Dopo i vari ascolti di questo album, la prima parola che ci viene in mente per descriverlo nel modo migliore e più efficace, è semplice: ENERGIA.
L’opener “Kill The Ravens” è un inno che tutte le band rock nate in una sala prove dovrebbero scrivere nella loro carriera, brano incalzante , suonato con quell’energia citata in precedenza.
La seguente “Romance Of Death” percorre la strada aperta dalla prima canzone, dove la voce è sgraziata, un urlo, uno sfogo, un sentimento di ribellione, in una singola parola: ROCK.
Cosa c’è di più rock e tradizionale nel 2015, di un disco registrato in analogico, magari in diretta, senza quei taglia-copia-incolla di cui ormai l’intera comunità, non solo di musicisti per intederci, si nutre oggi come oggi?

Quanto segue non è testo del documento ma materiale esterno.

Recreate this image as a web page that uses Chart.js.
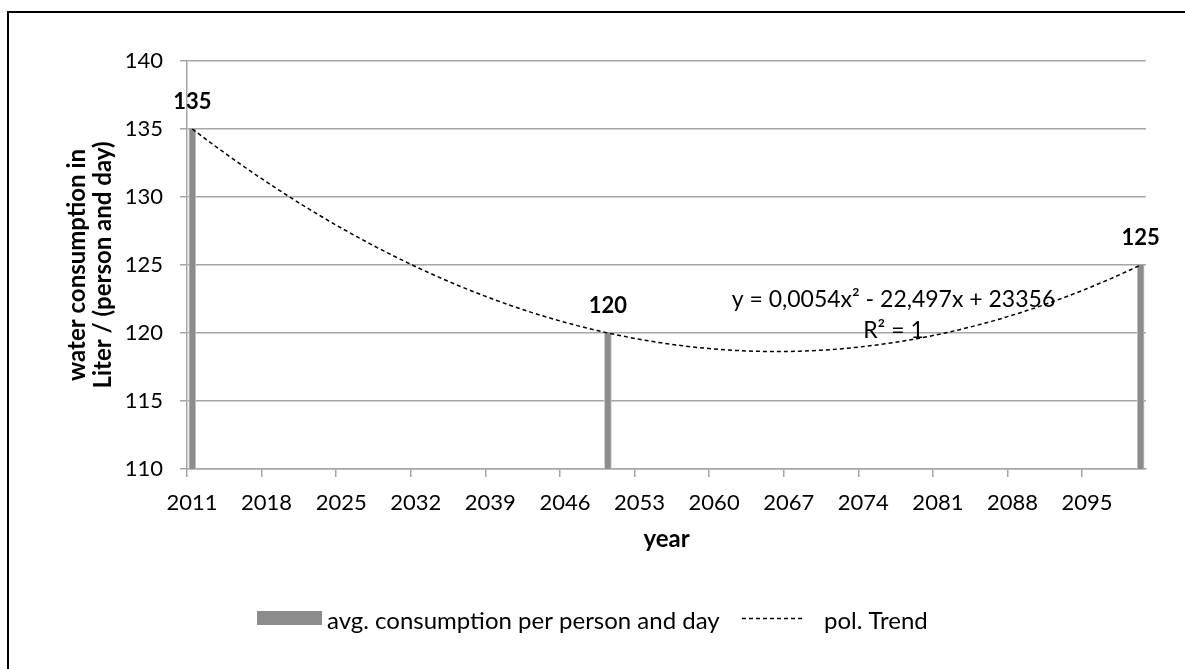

A volte è bello perdersi tra l’emozione di una voce imperfetta, un mix ” natural” e un modo di concepire la musica così com’è , ormai perso e dimenticato dalle nuove leve.
“This Means War” non sarà sicuramente ricordato come il disco più bello dell’anno, non sarà mai considerato un capolavoro del genere , ma se solo porterà un ragazzino di 15 anni a fare headbanging nella sua cameretta, fare hair-guitar e dare inizio al suo “patto col rock” , la missione dei Junkstars sarà compiuta.